Clarifying the response of volatile-bearing materials such as sulphates and carbonates to hypervelocity impacts is important, as it relates to the potential modification of planetary atmospheres by release of volatiles. However, most previous studies aimed at delineating the shock behaviour of sulphates and carbonates were done using confined or ‘closed’ setups (e.g., shock-recovery experiments) that hampered formation and escape of volatile species resulting from shock compression and subsequent release. Here, we focus on calcium sulphates, which are abundant on Earth and Mars and are likely targets of hypervelocity impacts. 

By using the two-stage light-gas gun at the University of Kent Light Gas Gun Laboratory, we investigated the response of gypsum (CaSO4⋅2H2O) and anhydrite (CaSO4) to hypervelocity impacts in a fully unconfined or ‘open’ system that allowed impact-induced formation and escape of volatiles such as H2O and SO2/SO3 as well as recovery of shocked materials. By petrographic investigation of shocked, solid ejecta and materials lining the impact craters, we find that dehydration of gypsum to anhydrite proceeds via bassanite (CaSO4⋅0.5H2O) and results in distinct changes of microtextures (e.g., dehydration cracks) and Raman spectra (e.g., weakening of water Raman bands). In addition, further devolatilization of sulphur-bearing species from anhydrite or solid dehydration products as well as melting is suggested from a distinct Ca-enrichment in µXRF element distribution maps and certain microtextures (e.g., spherical objects resembling melt spherules) observed under the SEM, respectively. These characteristics may be used to identify shocked calcium sulphates among terrestrial or extraterrestrial (e.g., future Martian) samples.

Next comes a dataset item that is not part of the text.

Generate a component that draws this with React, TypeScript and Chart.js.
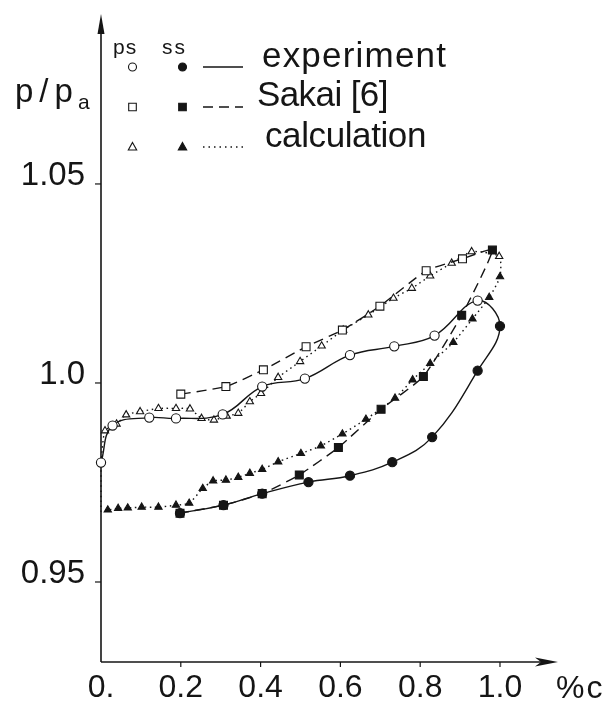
import React, { useEffect, useRef } from 'react';
import { Chart, registerables } from 'chart.js';

Chart.register(...registerables);

// ---------- data (x = chord fraction, y = p/pa) ----------
// experiment: pressure side (open circles), suction side (filled circles)
const expPsX = [0.0, 0.029, 0.121, 0.188, 0.305, 0.404, 0.511, 0.624, 0.735, 0.836, 0.944];
const expPsY = [0.980, 0.9893, 0.9913, 0.9911, 0.9921, 0.9991, 1.0011, 1.007, 1.0092, 1.0119, 1.0207];
const expSsX = [1.0, 0.944, 0.830, 0.730, 0.624, 0.520, 0.404, 0.307, 0.198];
const expSsY = [1.0143, 1.0031, 0.9864, 0.9801, 0.9767, 0.9751, 0.9722, 0.9693, 0.9673];

// Sakai [6]: open squares (ps), filled squares (ss)
const sakPsX = [0.2, 0.313, 0.407, 0.514, 0.605, 0.699, 0.815, 0.906];
const sakPsY = [0.9972, 0.9991, 1.0033, 1.0091, 1.0133, 1.0193, 1.0282, 1.0312];
const sakSsX = [0.981, 0.904, 0.808, 0.702, 0.595, 0.497, 0.404, 0.307, 0.198];
const sakSsY = [1.0334, 1.017, 1.0016, 0.9934, 0.9838, 0.9769, 0.9722, 0.9693, 0.9673];

// calculation: open triangles (ps), filled triangles (ss); x = 0 entries are unmarked loop closures
const calcPsX = [0.0, 0.010, 0.039, 0.063, 0.098, 0.144, 0.188, 0.223, 0.252, 0.283, 0.315, 0.344, 0.373, 0.401, 0.444, 0.499, 0.553, 0.607, 0.670, 0.733, 0.779, 0.825, 0.879, 0.929, 0.998];
const calcPsY = [0.980, 0.988, 0.9897, 0.992, 0.9928, 0.9936, 0.9936, 0.9935, 0.9911, 0.9907, 0.9917, 0.9924, 0.9953, 0.9974, 1.0014, 1.0054, 1.0093, 1.0133, 1.0171, 1.0213, 1.0238, 1.0269, 1.0301, 1.033, 1.0318];
const calcSsX = [1.0, 0.973, 0.931, 0.883, 0.825, 0.781, 0.737, 0.664, 0.605, 0.551, 0.501, 0.444, 0.404, 0.373, 0.344, 0.313, 0.281, 0.255, 0.221, 0.188, 0.144, 0.102, 0.067, 0.043, 0.017, 0.0, 0.0];
const calcSsY = [1.0267, 1.0215, 1.0161, 1.0102, 1.0049, 1.0008, 0.9962, 0.9909, 0.9872, 0.9842, 0.9823, 0.9802, 0.9783, 0.9773, 0.9763, 0.9756, 0.9754, 0.9735, 0.9698, 0.9693, 0.9688, 0.9688, 0.9686, 0.9685, 0.9681, 0.9678, 0.980];

// axes
const xMin = 0;
const xMax = 1.1454;
const yMin = 0.9299;
const yMax = 1.0927;
const xTicks = [0, 0.2, 0.4, 0.6, 0.8, 1.0];
const xTickLabels = ['0.', '0.2', '0.4', '0.6', '0.8', '1.0'];
const yTicks = [0.95, 1.0, 1.05];
const yTickLabels = ['0.95', '1.0', '1.05'];
const xUnit = '%c';
const yTitleMain = 'p/p';
const yTitleSub = 'a';
const sideLabels = ['ps', 'ss'];
const legendLabels = ['experiment', 'Sakai [6]', 'calculation'];

const INK = '#151515';
const FONT = '"Liberation Sans", Arial, Helvetica, sans-serif';

function pts(xs: number[], ys: number[]) {
  return xs.map((x, i) => ({ x, y: ys[i] }));
}

function makeDataset(
  label: string,
  psX: number[], psY: number[], ssX: number[], ssY: number[],
  style: string, radius: number, dash: number[], tension: number, hideAtZero: boolean
) {
  const data = [...pts(psX, psY), ...pts(ssX, ssY)];
  const n = psX.length;
  const bg = data.map((_, i) => (i < n ? '#ffffff' : INK));
  const rad = data.map((p) => (hideAtZero && p.x === 0 ? 0 : radius));
  return {
    label,
    data,
    showLine: true,
    borderColor: INK,
    borderWidth: 1.4,
    borderDash: dash,
    tension,
    fill: false,
    clip: false as any,
    pointStyle: style,
    pointRadius: rad,
    pointBackgroundColor: bg,
    pointBorderColor: INK,
    pointBorderWidth: 1.1,
  };
}

const decorPlugin = {
  id: 'decor',
  beforeDatasetsDraw(chart: any) {
    const { ctx, scales } = chart;
    const xs = scales.x;
    const ys = scales.y;
    const x0 = xs.getPixelForValue(0);
    const yb = ys.getPixelForValue(yMin);
    const yt = ys.getPixelForValue(yMax);
    const xr = xs.getPixelForValue(xMax);
    ctx.save();
    ctx.strokeStyle = INK;
    ctx.fillStyle = INK;
    ctx.lineWidth = 1.6;
    // y axis
    ctx.beginPath();
    ctx.moveTo(x0, yb);
    ctx.lineTo(x0, yt + 10);
    ctx.stroke();
    ctx.beginPath();
    ctx.moveTo(x0, yt);
    ctx.lineTo(x0 - 3.5, yt + 20);
    ctx.lineTo(x0 + 3.5, yt + 20);
    ctx.closePath();
    ctx.fill();
    // x axis
    ctx.beginPath();
    ctx.moveTo(x0, yb);
    ctx.lineTo(xr - 12, yb);
    ctx.stroke();
    ctx.beginPath();
    ctx.moveTo(xr, yb);
    ctx.lineTo(xr - 23, yb - 4.5);
    ctx.lineTo(xr - 17, yb);
    ctx.lineTo(xr - 23, yb + 4.5);
    ctx.closePath();
    ctx.fill();
    // ticks
    ctx.lineWidth = 1.2;
    yTicks.forEach((v) => {
      const py = ys.getPixelForValue(v);
      ctx.beginPath();
      ctx.moveTo(x0 - 6, py);
      ctx.lineTo(x0, py);
      ctx.stroke();
    });
    xTicks.forEach((v) => {
      if (v === 0) return;
      const px = xs.getPixelForValue(v);
      ctx.beginPath();
      ctx.moveTo(px, yb);
      ctx.lineTo(px, yb + 5);
      ctx.stroke();
    });
    ctx.restore();
  },
  afterDraw(chart: any) {
    const { ctx, scales } = chart;
    const xs = scales.x;
    const ys = scales.y;
    const x0 = xs.getPixelForValue(0);
    const yb = ys.getPixelForValue(yMin);
    const xr = xs.getPixelForValue(xMax);
    ctx.save();
    ctx.fillStyle = INK;
    ctx.strokeStyle = INK;
    // y tick labels (baseline on the tick)
    ctx.font = `33px ${FONT}`;
    ctx.textAlign = 'right';
    ctx.textBaseline = 'alphabetic';
    yTicks.forEach((v, i) => {
      ctx.fillText(yTickLabels[i], x0 - 16, ys.getPixelForValue(v) + 1);
    });
    // x tick labels
    ctx.font = `32px ${FONT}`;
    ctx.textAlign = 'center';
    xTicks.forEach((v, i) => {
      ctx.fillText(xTickLabels[i], xs.getPixelForValue(v), yb + 35);
    });
    ctx.textAlign = 'left';
    (ctx as any).letterSpacing = '2px';
    ctx.fillText(xUnit, xr - 2, yb + 36);
    // y title
    (ctx as any).letterSpacing = '6px';
    ctx.font = `33px ${FONT}`;
    ctx.fillText(yTitleMain, x0 - 86, 102);
    (ctx as any).letterSpacing = '0px';
    ctx.font = `21px ${FONT}`;
    ctx.fillText(yTitleSub, x0 - 23, 109);

    // legend
    ctx.font = `21px ${FONT}`;
    (ctx as any).letterSpacing = '1px';
    ctx.fillText(sideLabels[0], x0 + 12, 54);
    (ctx as any).letterSpacing = '2px';
    ctx.fillText(sideLabels[1], x0 + 61, 54);
    (ctx as any).letterSpacing = '0px';

    const colPs = x0 + 31.5;
    const colSs = x0 + 81.5;
    const rows = [67, 107, 147];
    const lineX1 = x0 + 102;
    const lineX2 = x0 + 142;
    const dashes = [[], [10, 6], [1.5, 4]];
    const textX = [x0 + 161, x0 + 156, x0 + 164];
    const textBase = [67, 106, 147];
    const spacing = ['1.2px', '-0.6px', '-0.4px'];

    ctx.lineWidth = 1.1;
    rows.forEach((ry, r) => {
      // markers
      for (let c = 0; c < 2; c++) {
        const cx = c === 0 ? colPs : colSs;
        ctx.beginPath();
        if (r === 0) {
          ctx.arc(cx, ry, 4, 0, Math.PI * 2);
        } else if (r === 1) {
          ctx.rect(cx - 3.8, ry - 3.8, 7.6, 7.6);
        } else {
          ctx.moveTo(cx, ry - 4.5);
          ctx.lineTo(cx + 4.2, ry + 3);
          ctx.lineTo(cx - 4.2, ry + 3);
          ctx.closePath();
        }
        if (c === 0) {
          ctx.fillStyle = '#ffffff';
          ctx.fill();
          ctx.stroke();
        } else {
          ctx.fillStyle = INK;
          ctx.fill();
          ctx.stroke();
        }
      }
      // line sample
      ctx.save();
      ctx.lineWidth = 1.4;
      ctx.setLineDash(dashes[r]);
      ctx.beginPath();
      ctx.moveTo(lineX1, ry);
      ctx.lineTo(lineX2, ry);
      ctx.stroke();
      ctx.restore();
      // label
      ctx.fillStyle = INK;
      ctx.font = `35px ${FONT}`;
      (ctx as any).letterSpacing = spacing[r];
      ctx.fillText(legendLabels[r], textX[r], textBase[r]);
      (ctx as any).letterSpacing = '0px';
    });
    ctx.restore();
  },
};

export default function App() {
  const ref = useRef<HTMLCanvasElement | null>(null);
  useEffect(() => {
    document.body.style.margin = '0';
    const canvas = ref.current;
    if (!canvas) return;
    const chart = new Chart(canvas, {
      type: 'scatter',
      data: {
        datasets: [
          makeDataset('experiment', expPsX, expPsY, expSsX, expSsY, 'circle', 4.6, [], 0.4, false),
          makeDataset('Sakai [6]', sakPsX, sakPsY, sakSsX, sakSsY, 'rect', 5.6, [10, 6], 0.15, false),
          makeDataset('calculation', calcPsX, calcPsY, calcSsX, calcSsY, 'triangle', 4.2, [1.5, 3.5], 0.2, true),
        ] as any,
      },
      options: {
        animation: false,
        responsive: false,
        devicePixelRatio: 1,
        layout: { padding: { left: 101, right: 50, top: 14, bottom: 41 } },
        plugins: {
          legend: { display: false },
          tooltip: { enabled: false },
          title: { display: false },
        },
        scales: {
          x: { type: 'linear', min: xMin, max: xMax, display: false },
          y: { type: 'linear', min: yMin, max: yMax, display: false },
        },
      },
      plugins: [decorPlugin as any],
    });
    return () => chart.destroy();
  }, []);
  return (
    <div style={{ width: 608, height: 703, background: '#fff' }}>
      <canvas ref={ref} width={608} height={703} style={{ display: 'block' }} />
    </div>
  );
}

20-EPN2-116: Hypervelocity Impacts for DISC Calibration

20-EPN2-116: HIDISCC (Hypervelocity Impacts for DISC Calibration)

Visit by Vincenzo Della Corte, Osservatorio Astronomico Capodimonte Napoli, INAF (Italy), to TA2.7 Light Gas Gun Laboratory, University of Kent (UK)
Dates of visit: 27-29 March 2023

Report summary: The Comet Interceptor space mission is to launch in 2029 to study a dynamically new comet. Two of the three spacecraft involved will host copies of the Dust Impact Sensor and Counter (DISC), which will measure the physical properties of cometary dust. The spacecraft’s velocity (7-70 km/s) will result in hypervelocity dust impacts on DISC. Combined with the range of dust particle sizes, this will create a wide range of impact momentum (10-11–10-3 kg/m/s). To cover the upper part of the momentum range, DISC calibration will be performed with hypervelocity simulated impacts induced by lasers. To perform DISC characterization and calibration in the lower momentum range, we carried out experiments at the Light Gas Gun Impact Facility at the University of Kent (UK).

To calibrate DISC and check the sensing element formed by the aluminum plate and the piezoelectric transducers:

  • We performed 9 shots at the Light Gas Gun Impact Facility at the University of Kent. We used different particle sizes and materials and different speeds, utilising different approaches, i.e. single particles with diameters down to 400 nm and buck-shots of a mixture of minerals and very light hollow spheres.
  • The signals from the piezoelectrics will be used to verify DISC estimated performance and enable a generally-valid impact sensor calibration procedure.

All 9 shots provided signals, this was for both single impacts and multiple buck- shot impacts. The results of the experiment confirmed the capability of the instrument to measure the momentum of particles impacting in the hypervelocity range.